I don’t actually remember making this but lucky my friend remembered for me and there’s some horrendous picture of me during the cooking process.  It was a deadly combination of Inauguration Night and our friend’s birthday in Milan.  We stumbled home to Via Caradosso 7 and needed some food.  Spaghetti, olive oil, sauteed brussels sprouts, cayenne and black pepper all tossed together.  It’s spicy, simple, has some veggie in it and enough carbs to make you sober up.  And it’s pretty!

I revisited the Caradosso concoction last night for dinner and discovered how pretty brussels sprout stems are and their insides look kind of like brains.

Winner Winner

3 Jan

Tonight I finally made a little concoction that had been keeping me up at night.  Because yes, there are many nights when I don’t sleep all that well because I’m thinking up different recipes I want to try.  Down to the details.  I stuck a smallish pork tenderloin in a pan on the stove to brown up with a little butter.  After I had flipped it once and I felt the meat was half-way done cooking on that side, I threw in some endive spears with a small slice of gouda to melt.  When the meat was finished and the cheese melted, I removed it all, cut thin slices of the tenderloin (which my mom suggested I butterfly next time) to stick on top of the cheese, then some black pepper and a healthy squeeze of lime juice.

The flavors and textures worked really well together:  the crunch of the endive coupled nicely with the juicy tenderloin and the lime complemented the funk of the gouda unbelievably well.  Great small plate item for parties.  When they’re back in season, I’m taking my original idea and slipping a slice of persimmon in between the tenderloin and the gouda.  It’s a more fun way to eat tenderloin than the traditional sit-down full-on dinner.  I’ve dubbed them tendive boats — aren’t they cute?!


27 Dec

Every year, the day after Christmas is my immediate family’s opportunity to have our extended family over to our house for Boxing Day.  People get to unload their leftovers and bring horrendous white elephant gifts and I get to make yummy hors d’oeuvres to round out the table.  My creations included crostini with a peppered salami/spiced green olive tapenade I blended up in the Cuisinart and a slice of creamy Danish havarti.  Popped them into the oven for 15 minutes @ 200º to melt the cheese.  If you don’t have a baguette or even an oven, repeat the recipe but with crackers (I prefer Bremner) and a microwave.

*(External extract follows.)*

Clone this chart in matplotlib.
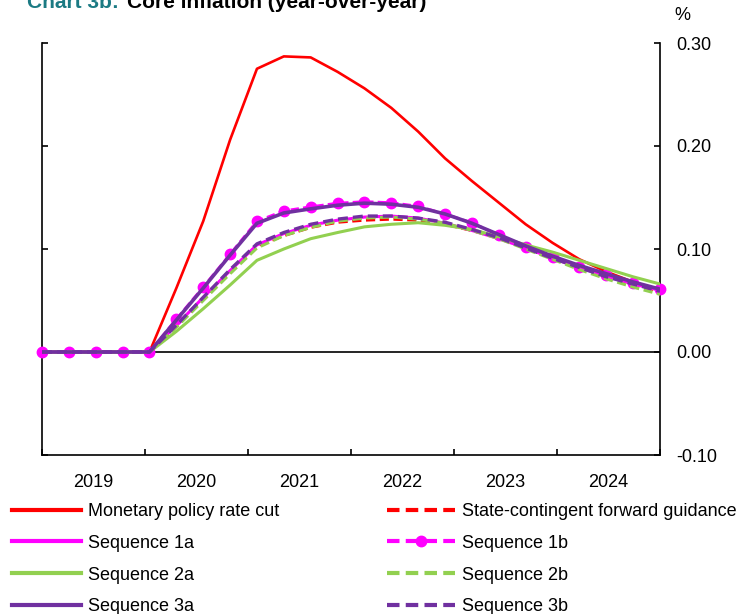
import numpy as np
import matplotlib
matplotlib.use('Agg')
import matplotlib.pyplot as plt

plt.rcParams['font.family'] = ['Liberation Sans', 'DejaVu Sans']

# quarterly data, 2019Q1 - 2024Q4 (deviation, %)
years = ['2019', '2020', '2021', '2022', '2023', '2024']
quarters = np.arange(24)

mp_cut = [0, 0, 0, 0, 0, 0.062, 0.127, 0.206, 0.275, 0.287, 0.286, 0.272,
          0.256, 0.237, 0.214, 0.188, 0.166, 0.145, 0.124, 0.106, 0.090, 0.078, 0.068, 0.060]
scfg = [0, 0, 0, 0, 0, 0.025, 0.052, 0.078, 0.103, 0.113, 0.121, 0.126,
        0.128, 0.129, 0.128, 0.124, 0.118, 0.111, 0.102, 0.092, 0.083, 0.074, 0.066, 0.059]
seq1a = [0, 0, 0, 0, 0, 0.026, 0.053, 0.079, 0.104, 0.115, 0.123, 0.128,
         0.131, 0.132, 0.130, 0.125, 0.118, 0.110, 0.101, 0.091, 0.082, 0.074, 0.066, 0.060]
seq1b = [0, 0, 0, 0, 0, 0.032, 0.063, 0.095, 0.127, 0.137, 0.141, 0.1445,
         0.146, 0.145, 0.1415, 0.134, 0.1255, 0.1135, 0.102, 0.092, 0.083, 0.075, 0.067, 0.061]
seq2a = [0, 0, 0, 0, 0, 0.020, 0.042, 0.065, 0.089, 0.100, 0.110, 0.116,
         0.1215, 0.124, 0.1255, 0.123, 0.119, 0.112, 0.104, 0.097, 0.089, 0.081, 0.073, 0.066]
seq2b = [0, 0, 0, 0, 0, 0.024, 0.050, 0.076, 0.101, 0.113, 0.121, 0.127,
         0.130, 0.131, 0.129, 0.125, 0.118, 0.110, 0.100, 0.090, 0.080, 0.071, 0.063, 0.056]
seq3a = [0, 0, 0, 0, 0, 0.031, 0.062, 0.094, 0.125, 0.135, 0.139, 0.1425,
         0.1445, 0.1435, 0.1405, 0.134, 0.125, 0.114, 0.103, 0.093, 0.084, 0.076, 0.068, 0.061]
seq3b = [0, 0, 0, 0, 0, 0.026, 0.053, 0.080, 0.105, 0.116, 0.124, 0.129,
         0.132, 0.132, 0.130, 0.126, 0.119, 0.111, 0.101, 0.091, 0.082, 0.073, 0.066, 0.059]

RED = '#FF0000'
MAGENTA = '#FF00FF'
GREEN = '#92D050'
PURPLE = '#7030A0'
TEAL = '#1B7A83'

fig = plt.figure(figsize=(7.49, 6.14), dpi=100)
ax = fig.add_axes([42 / 749, 1 - 455 / 614, (660 - 42) / 749, (455 - 43) / 614])

dash = (3, 1.5)
h_mp, = ax.plot(quarters, mp_cut, color=RED, lw=1.9, zorder=3)
h_scfg, = ax.plot(quarters, scfg, color=RED, lw=2.2, dashes=dash, zorder=4)
h_1a, = ax.plot(quarters, seq1a, color=MAGENTA, lw=2.2, zorder=4)
h_1b, = ax.plot(quarters, seq1b, color=MAGENTA, lw=2.0, dashes=dash,
                marker='o', markersize=7.5, clip_on=False, zorder=5)
h_2a, = ax.plot(quarters, seq2a, color=GREEN, lw=2.2, zorder=5)
h_2b, = ax.plot(quarters, seq2b, color=GREEN, lw=2.2, dashes=dash, zorder=5)
h_3a, = ax.plot(quarters, seq3a, color=PURPLE, lw=2.6, zorder=6)
h_3b, = ax.plot(quarters, seq3b, color=PURPLE, lw=2.4, dashes=dash, zorder=6)

ax.axhline(0, color='black', lw=1.2, zorder=2)

ax.set_xlim(0, 23)
ax.set_ylim(-0.10, 0.30)
ax.set_yticks([-0.10, 0.00, 0.10, 0.20, 0.30])
ax.set_yticklabels(['-0.10', '0.00', '0.10', '0.20', '0.30'])

year_w = 23 / len(years)
ax.set_xticks([year_w * k for k in range(len(years) + 1)])
ax.set_xticklabels([])
ax.set_xticks([year_w * (k + 0.5) for k in range(len(years))], minor=True)
ax.set_xticklabels(years, minor=True)

ax.spines['top'].set_visible(False)
for s in ['left', 'right', 'bottom']:
    ax.spines[s].set_linewidth(1.2)
ax.tick_params(axis='y', which='both', left=True, right=True, direction='in',
               labelleft=False, labelright=True, length=4, width=1.2,
               labelsize=13, pad=12)
ax.tick_params(axis='x', which='major', direction='in', length=4, width=1.2)
ax.tick_params(axis='x', which='minor', length=0, labelsize=13, pad=14)

fig.text(682 / 749, 1 - 16 / 614, '%', fontsize=13, ha='center', va='center')
fig.text(27 / 749, 1 - 8 / 614, 'Chart 3b:', fontsize=15, fontweight='bold',
         color=TEAL, ha='left', va='baseline')
fig.text(127 / 749, 1 - 8 / 614, 'Core inflation (year-over-year)', fontsize=15,
         fontweight='bold', color='black', ha='left', va='baseline')

handles = [h_mp, h_1a, h_2a, h_3a, h_scfg, h_1b, h_2b, h_3b]
labels = ['Monetary policy rate cut', 'Sequence 1a', 'Sequence 2a', 'Sequence 3a',
          'State-contingent forward guidance', 'Sequence 1b', 'Sequence 2b', 'Sequence 3b']
leg = fig.legend(handles, labels, ncol=2, loc='upper left',
                 bbox_to_anchor=(12 / 749, 1 - 503 / 614), frameon=False,
                 fontsize=13, handlelength=3.8, handletextpad=0.4,
                 columnspacing=5.95, labelspacing=0.82, borderpad=0, borderaxespad=0)
for line in leg.get_lines():
    line.set_linewidth(3)

fig.savefig('out.png', dpi=100)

Pancakes slathered in my homemade jam and topped with homemade whip cream.  They were so cute and little you could eat ’em like cookies.

I only made a few of these next ones and they disappeared in maybe 15 minutes.  Rolled out some philo pastry dough very thin, then used a snowflake cookie cutter to make some shapes, placed a few bleu cheese crumbles in the middle, a half of grape tomato on top, sprinkled with black pepper and cayenne pepper.  Into the oven @ 350º for 10-12 minutes.  Cayenne pepper doesn’t faze me anymore so I totally forgot that others in my family might still have taste buds, so basically tonight I made my aunt cry and slightly choke.  But they were REALLY yummy.

One of the perks of being the cook is you are allowed to demand drinks.  So while I juggled the pancakes and the snowflakes, my brother poured me a snifter full of La Trappe Quadrupel from De Koningshoeven.  It has a light cognac colored pour with very little head.  The aroma is lovely: a very refined banana scent that isn’t artificial but mellow. The flavor is a lighter version of the aroma and boozier and smooth but not slick over the palate.  As I quenched my thirst and danced around the kitchen to some motown tunes amongst the swirl of culinary activity, I started delighting from the trickle of yummy sounds coming from the dining room.  I already knew the pancakes were good but I hadn’t really known how the crostini or the snowflakes would come off.  My excitement about personal creations increases exponentially when I get feedback from people other than myself.  My dancing got a little funkier after the positive reviews and was accompanied by a little chant of “I did it! I did it! I did it!”.  Honestly, there is nothing in this world that makes me happier than feeding people and giving them yummy things to drink.  I leave the calming effects of speeding in a happy-making category unto themselves.

Sweet Potatoes Anna

25 Nov

Hands down, my favorite holiday of the year, besides the glorious day of my birth, is Thanksgiving.  However, I absolutely LOATHE the sight, smell or mention of sweet potatoes smothered in marshmallows and brown sugar — that is the most disgusting thing I’ve heard you can do to sweet potatoes.  They are, by nature, sweet!  Why anyone would mess with such a creation is beyond me.  My mother has been making a recipe she found in the New York Times many years ago, that utilizes the potatoes, butter, thyme and black pepper.  So here goes:

What you need:

6 medium sweet potatoes peeled

10 tablespoons unsalted melted butter

1 tablespoons fresh thyme leaves

Coarse sea salt and freshly ground black pepper

What now:

Slice the potatoes in circles, once done toss them with the butter and thyme until they’re covered.  Then layer them in an oven-safe casserole dish, sprinkle salt and pepper over top, cover with tin foil and pop in the oven for 30 mins.  Uncover after 30 mins and bake an extra 20-30 so the top caramelizes a bit.  Serve however you wish, it doesn’t matter because it’s delicious.